** start DATA PROVIDED **

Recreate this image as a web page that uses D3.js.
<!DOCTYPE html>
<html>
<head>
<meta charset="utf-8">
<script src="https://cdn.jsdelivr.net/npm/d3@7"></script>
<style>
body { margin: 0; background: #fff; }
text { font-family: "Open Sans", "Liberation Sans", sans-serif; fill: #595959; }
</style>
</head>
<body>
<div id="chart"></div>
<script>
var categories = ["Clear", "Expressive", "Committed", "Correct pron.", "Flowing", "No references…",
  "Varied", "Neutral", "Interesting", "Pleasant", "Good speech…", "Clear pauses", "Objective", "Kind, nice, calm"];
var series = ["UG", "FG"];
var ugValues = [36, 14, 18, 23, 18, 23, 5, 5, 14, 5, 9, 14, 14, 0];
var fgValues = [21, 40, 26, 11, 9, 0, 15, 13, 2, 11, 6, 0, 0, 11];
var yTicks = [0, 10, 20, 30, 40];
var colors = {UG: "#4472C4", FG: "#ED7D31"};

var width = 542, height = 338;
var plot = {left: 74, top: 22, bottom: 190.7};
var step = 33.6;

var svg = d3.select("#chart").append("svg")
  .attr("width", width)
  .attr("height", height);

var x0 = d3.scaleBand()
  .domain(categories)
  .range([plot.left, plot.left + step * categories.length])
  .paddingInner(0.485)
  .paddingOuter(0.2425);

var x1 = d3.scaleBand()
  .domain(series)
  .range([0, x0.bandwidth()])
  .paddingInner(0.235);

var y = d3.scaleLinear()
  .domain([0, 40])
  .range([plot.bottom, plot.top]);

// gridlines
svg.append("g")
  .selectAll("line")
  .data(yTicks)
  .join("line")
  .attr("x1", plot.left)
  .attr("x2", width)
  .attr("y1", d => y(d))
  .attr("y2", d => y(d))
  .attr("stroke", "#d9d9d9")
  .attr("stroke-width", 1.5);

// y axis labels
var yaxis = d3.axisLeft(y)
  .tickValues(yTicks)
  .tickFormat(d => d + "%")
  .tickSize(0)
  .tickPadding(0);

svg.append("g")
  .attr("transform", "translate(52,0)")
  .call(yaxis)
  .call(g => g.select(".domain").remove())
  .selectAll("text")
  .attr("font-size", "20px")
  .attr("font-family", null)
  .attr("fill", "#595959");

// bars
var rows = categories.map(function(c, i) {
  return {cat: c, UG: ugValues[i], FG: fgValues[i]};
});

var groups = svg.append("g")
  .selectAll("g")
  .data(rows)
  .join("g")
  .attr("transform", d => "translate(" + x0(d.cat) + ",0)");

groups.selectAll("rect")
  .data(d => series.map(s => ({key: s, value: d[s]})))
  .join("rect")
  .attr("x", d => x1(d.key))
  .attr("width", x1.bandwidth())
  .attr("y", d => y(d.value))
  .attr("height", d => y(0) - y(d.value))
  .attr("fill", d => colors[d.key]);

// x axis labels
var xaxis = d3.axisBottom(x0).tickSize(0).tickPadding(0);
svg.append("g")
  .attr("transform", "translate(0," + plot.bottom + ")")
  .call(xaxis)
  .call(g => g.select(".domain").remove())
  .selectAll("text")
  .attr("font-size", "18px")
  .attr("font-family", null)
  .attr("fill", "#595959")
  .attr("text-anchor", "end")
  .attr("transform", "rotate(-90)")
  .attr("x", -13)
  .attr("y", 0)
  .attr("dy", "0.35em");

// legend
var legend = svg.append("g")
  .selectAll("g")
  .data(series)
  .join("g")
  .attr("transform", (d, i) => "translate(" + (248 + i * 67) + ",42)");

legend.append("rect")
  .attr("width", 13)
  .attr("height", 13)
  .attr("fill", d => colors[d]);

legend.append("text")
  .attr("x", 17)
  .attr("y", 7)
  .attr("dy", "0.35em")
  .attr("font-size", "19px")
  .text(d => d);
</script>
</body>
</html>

** end DATA PROVIDED **
** start DATA PROVIDED **

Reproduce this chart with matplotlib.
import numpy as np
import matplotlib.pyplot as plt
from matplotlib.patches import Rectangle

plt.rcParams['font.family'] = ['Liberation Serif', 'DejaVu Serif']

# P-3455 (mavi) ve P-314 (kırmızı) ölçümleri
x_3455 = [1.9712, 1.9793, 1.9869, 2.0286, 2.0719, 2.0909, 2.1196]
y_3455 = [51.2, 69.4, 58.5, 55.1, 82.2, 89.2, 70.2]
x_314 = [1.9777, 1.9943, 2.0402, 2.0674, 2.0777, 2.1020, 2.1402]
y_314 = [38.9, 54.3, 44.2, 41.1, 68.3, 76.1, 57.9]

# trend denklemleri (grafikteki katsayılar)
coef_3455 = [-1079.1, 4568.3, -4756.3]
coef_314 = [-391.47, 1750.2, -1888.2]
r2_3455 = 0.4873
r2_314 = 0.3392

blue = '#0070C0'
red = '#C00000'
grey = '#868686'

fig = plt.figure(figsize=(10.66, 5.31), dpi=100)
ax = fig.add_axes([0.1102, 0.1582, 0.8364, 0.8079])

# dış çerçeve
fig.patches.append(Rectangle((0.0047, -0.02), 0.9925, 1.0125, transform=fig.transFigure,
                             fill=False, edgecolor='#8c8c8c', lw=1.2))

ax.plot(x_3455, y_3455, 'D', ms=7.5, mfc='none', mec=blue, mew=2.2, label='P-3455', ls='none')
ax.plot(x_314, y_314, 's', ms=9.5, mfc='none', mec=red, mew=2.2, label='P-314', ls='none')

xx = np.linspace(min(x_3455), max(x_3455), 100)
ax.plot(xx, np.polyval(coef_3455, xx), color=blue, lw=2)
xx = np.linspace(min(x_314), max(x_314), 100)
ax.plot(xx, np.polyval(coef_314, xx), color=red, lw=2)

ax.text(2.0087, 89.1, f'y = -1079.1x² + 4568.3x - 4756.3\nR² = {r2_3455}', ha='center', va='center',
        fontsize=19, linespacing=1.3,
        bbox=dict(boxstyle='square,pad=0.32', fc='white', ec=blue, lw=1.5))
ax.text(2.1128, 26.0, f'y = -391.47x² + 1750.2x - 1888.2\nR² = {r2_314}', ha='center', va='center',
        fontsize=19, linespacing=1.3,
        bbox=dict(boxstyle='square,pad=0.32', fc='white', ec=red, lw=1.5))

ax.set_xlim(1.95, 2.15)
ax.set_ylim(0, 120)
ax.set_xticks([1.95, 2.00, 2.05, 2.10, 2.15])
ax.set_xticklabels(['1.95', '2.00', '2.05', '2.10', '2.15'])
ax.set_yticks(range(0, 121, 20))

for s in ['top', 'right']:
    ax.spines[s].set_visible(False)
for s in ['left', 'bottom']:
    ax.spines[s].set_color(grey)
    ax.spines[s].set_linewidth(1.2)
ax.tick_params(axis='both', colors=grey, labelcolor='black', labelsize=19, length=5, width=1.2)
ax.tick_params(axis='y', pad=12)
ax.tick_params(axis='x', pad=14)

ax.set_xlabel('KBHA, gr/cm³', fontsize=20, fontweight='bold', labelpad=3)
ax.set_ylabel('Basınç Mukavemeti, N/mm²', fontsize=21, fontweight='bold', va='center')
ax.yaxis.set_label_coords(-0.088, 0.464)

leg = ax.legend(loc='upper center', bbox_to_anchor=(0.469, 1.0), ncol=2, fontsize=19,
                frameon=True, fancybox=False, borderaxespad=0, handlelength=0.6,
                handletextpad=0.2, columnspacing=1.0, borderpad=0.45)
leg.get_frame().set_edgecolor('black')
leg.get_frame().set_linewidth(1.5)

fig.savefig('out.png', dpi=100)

** end DATA PROVIDED **

WHAT NEEDS TO BE DONE
The line with "Reproduce this chart with matplotlib." marks the start and the line with "grey = '#868686'" marks the end; transcribe every line in that stretch, unchanged.

TASK SOLUTION
Reproduce this chart with matplotlib.
import numpy as np
import matplotlib.pyplot as plt
from matplotlib.patches import Rectangle

plt.rcParams['font.family'] = ['Liberation Serif', 'DejaVu Serif']

# P-3455 (mavi) ve P-314 (kırmızı) ölçümleri
x_3455 = [1.9712, 1.9793, 1.9869, 2.0286, 2.0719, 2.0909, 2.1196]
y_3455 = [51.2, 69.4, 58.5, 55.1, 82.2, 89.2, 70.2]
x_314 = [1.9777, 1.9943, 2.0402, 2.0674, 2.0777, 2.1020, 2.1402]
y_314 = [38.9, 54.3, 44.2, 41.1, 68.3, 76.1, 57.9]

# trend denklemleri (grafikteki katsayılar)
coef_3455 = [-1079.1, 4568.3, -4756.3]
coef_314 = [-391.47, 1750.2, -1888.2]
r2_3455 = 0.4873
r2_314 = 0.3392

blue = '#0070C0'
red = '#C00000'
grey = '#868686'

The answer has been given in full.